By Michael Isikoff, Daniel Klaidman, and Mark Hosenball
Earlier this year, when justice Department prosecutors began trying to assemble a case against Khalid Sheikh Mohammed and four alleged co-conspirators for orchestrating the 9/11 attacks, Attorney General Eric Holder Jr. told them to make it airtight. “I cannot have a case that is not won,” Holder said, a senior Justice official tells NEWSWEEK. But the team agonized over one key question: how to prosecute the detainees without the trial being derailed by embarrassing disclosures about CIA “enhanced interrogation” techniques. For months, Justice officials say, they scoured case files for evidence “untainted” by rough interrogations or other “extralegal” methods. They were so nervous about torture allegations that they even decided against using confessions made to an FBI “clean team” that questioned the detainees after they were transferred from CIA custody to Guantánamo. The reason: prosecutors couldn’t be sure the FBI agents’ questioning wasn’t influenced by information they had previously gleaned from tough CIA treatment.

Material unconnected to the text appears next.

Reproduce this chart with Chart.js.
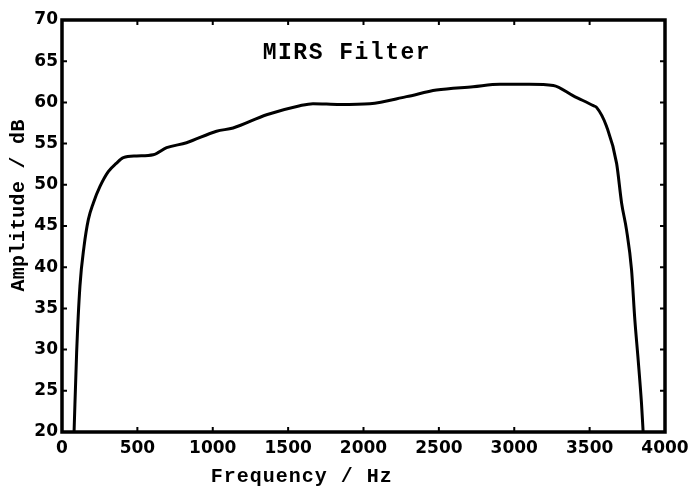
<!DOCTYPE html>
<html>
<head>
<meta charset="utf-8">
<script src="https://cdn.jsdelivr.net/npm/chart.js@4/dist/chart.umd.min.js"></script>
<style>
    html, body { margin: 0; padding: 0; background: #fff; }
    #wrap { width: 692px; height: 487px; }
</style>
</head>
<body>
<div id="wrap"><canvas id="filterChart"></canvas></div>
<script>
// MIRS filter response

const freqHz = [80, 97, 119, 146, 175, 208, 252, 307, 360, 407, 495, 605, 694, 826, 1025, 1135, 1357, 1578, 1665, 1843, 2042, 2285, 2484, 2727, 2905, 3100, 3259, 3392, 3525, 3546, 3612, 3679, 3712, 3745, 3778, 3800, 3822, 3844, 3855];
const amplitudeDb = [20, 29.6, 37.7, 42.5, 45.8, 47.8, 49.8, 51.6, 52.6, 53.3, 53.5, 53.65, 54.5, 55.1, 56.5, 56.9, 58.5, 59.6, 59.85, 59.75, 59.85, 60.7, 61.5, 61.9, 62.2, 62.2, 62.05, 60.8, 59.6, 59.4, 57.1, 52.6, 47.8, 44.5, 39.7, 33.6, 28.75, 23.5, 20];
const xTicks = [0, 500, 1000, 1500, 2000, 2500, 3000, 3500, 4000];
const yTicks = [20, 25, 30, 35, 40, 45, 50, 55, 60, 65, 70];

const chartTitle = 'MIRS Filter';
const xLabel = 'Frequency / Hz';
const yLabel = 'Amplitude / dB';

const points = freqHz.map((f, i) => ({ x: f, y: amplitudeDb[i] }));

const tickFont = { family: '"DejaVu Sans", sans-serif', size: 17, weight: 'bold' };
const monoFont = '"Liberation Mono", "DejaVu Sans Mono", monospace';

// Frame, inward ticks, title and axis labels
const framePlugin = {
    id: 'frame',
    afterDraw(chart) {
        const { ctx, chartArea: a, scales } = chart;
        ctx.save();
        ctx.strokeStyle = '#000';
        ctx.lineWidth = 3.5;
        ctx.strokeRect(a.left, a.top, a.right - a.left, a.bottom - a.top);

        ctx.lineWidth = 2;
        ctx.beginPath();
        xTicks.forEach(v => {
            const px = scales.x.getPixelForValue(v);
            ctx.moveTo(px, a.bottom); ctx.lineTo(px, a.bottom - 5);
            ctx.moveTo(px, a.top); ctx.lineTo(px, a.top + 5);
        });
        yTicks.forEach(v => {
            const py = scales.y.getPixelForValue(v);
            ctx.moveTo(a.left, py); ctx.lineTo(a.left + 5, py);
            ctx.moveTo(a.right, py); ctx.lineTo(a.right - 5, py);
        });
        ctx.stroke();

        ctx.fillStyle = '#000';
        ctx.textAlign = 'center';
        ctx.textBaseline = 'middle';

        // title inside the plot
        ctx.font = 'bold 23px ' + monoFont;
        ctx.letterSpacing = '1.5px';
        ctx.fillText(chartTitle, scales.x.getPixelForValue(1890), scales.y.getPixelForValue(66));

        // x axis label
        ctx.font = 'bold 20px ' + monoFont;
        ctx.letterSpacing = '1px';
        ctx.fillText(xLabel, scales.x.getPixelForValue(1590), 477);

        // y axis label
        ctx.letterSpacing = '0.3px';
        ctx.translate(19, scales.y.getPixelForValue(47.5));
        ctx.rotate(-Math.PI / 2);
        ctx.fillText(yLabel, 0, 0);
        ctx.restore();
    }
};

new Chart(document.getElementById('filterChart'), {
    type: 'line',
    data: {
        datasets: [{
            data: points,
            borderColor: '#000',
            borderWidth: 3,
            pointRadius: 0,
            cubicInterpolationMode: 'monotone',
            fill: false
        }]
    },
    options: {
        responsive: true,
        maintainAspectRatio: false,
        animation: false,
        layout: { padding: { top: 20, right: 27, left: 0, bottom: 0 } },
        plugins: {
            legend: { display: false },
            tooltip: { enabled: false }
        },
        scales: {
            x: {
                type: 'linear',
                min: 0,
                max: 4000,
                afterBuildTicks: s => { s.ticks = xTicks.map(v => ({ value: v })); },
                afterFit: s => { s.height = 55; s.paddingRight = 0; s.paddingLeft = 0; },
                grid: { display: false, drawTicks: false },
                border: { display: false },
                ticks: {
                    color: '#000',
                    padding: 6,
                    maxRotation: 0,
                    font: tickFont,
                    callback: v => String(v)
                }
            },
            y: {
                min: 20,
                max: 70,
                afterBuildTicks: s => { s.ticks = yTicks.map(v => ({ value: v })); },
                afterFit: s => { s.width = 62; s.paddingTop = 0; s.paddingBottom = 0; },
                grid: { display: false, drawTicks: false },
                border: { display: false },
                ticks: {
                    color: '#000',
                    padding: 4,
                    font: tickFont,
                    callback: v => String(v)
                }
            }
        }
    },
    plugins: [framePlugin]
});
</script>
</body>
</html>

By last week, Holder and his deputies were confident they had succeeded, allowing the A.G. to announce that Mohammed and his cohorts will stand trial blocks from the former World Trade Center site. (Holder called Air Force One to inform Asia-bound White House officials of his decision, says the senior Justice official.) “There’s plenty of evidence outside of the torture stuff,” says another senior Justice official familiar with the decision who, like others interviewed, declined to be named talking about delicate deliberations. Among that evidence: wire transfers, phone records, computer files, and videos tying the defendants to the attacks.
But that doesn’t mean the trial won’t be fraught with legal skirmishes about torture—one reason some current and former U.S. spies are livid over Holder’s decision. Even if Justice can carve out a torture-free case, defense lawyers are expected to find creative ways to introduce evidence about abusive treatment, challenging the origins of every document and seeking access to CIA officers who questioned the detainees. The defense could have greater latitude to bring up torture allegations in proceedings to assess the defendants’ mental competence (lawyers for alleged co-conspirator Ramzi bin al-Shibh have already argued that their client was irreparably harmed by sedatives)—and, later on, during a possible sentencing phase when “mitigating factors” can be raised in death-penalty cases. “It borders on the incomprehensible to me,” a former senior U.S. intelligence official says about Holder’s decision. “The agency itself is going be put on trial.” Holder’s team believes it can avoid that. But even so, says a congressional aide familiar with the internal debates, “anybody who believes this is risk-free is not familiar with the process.”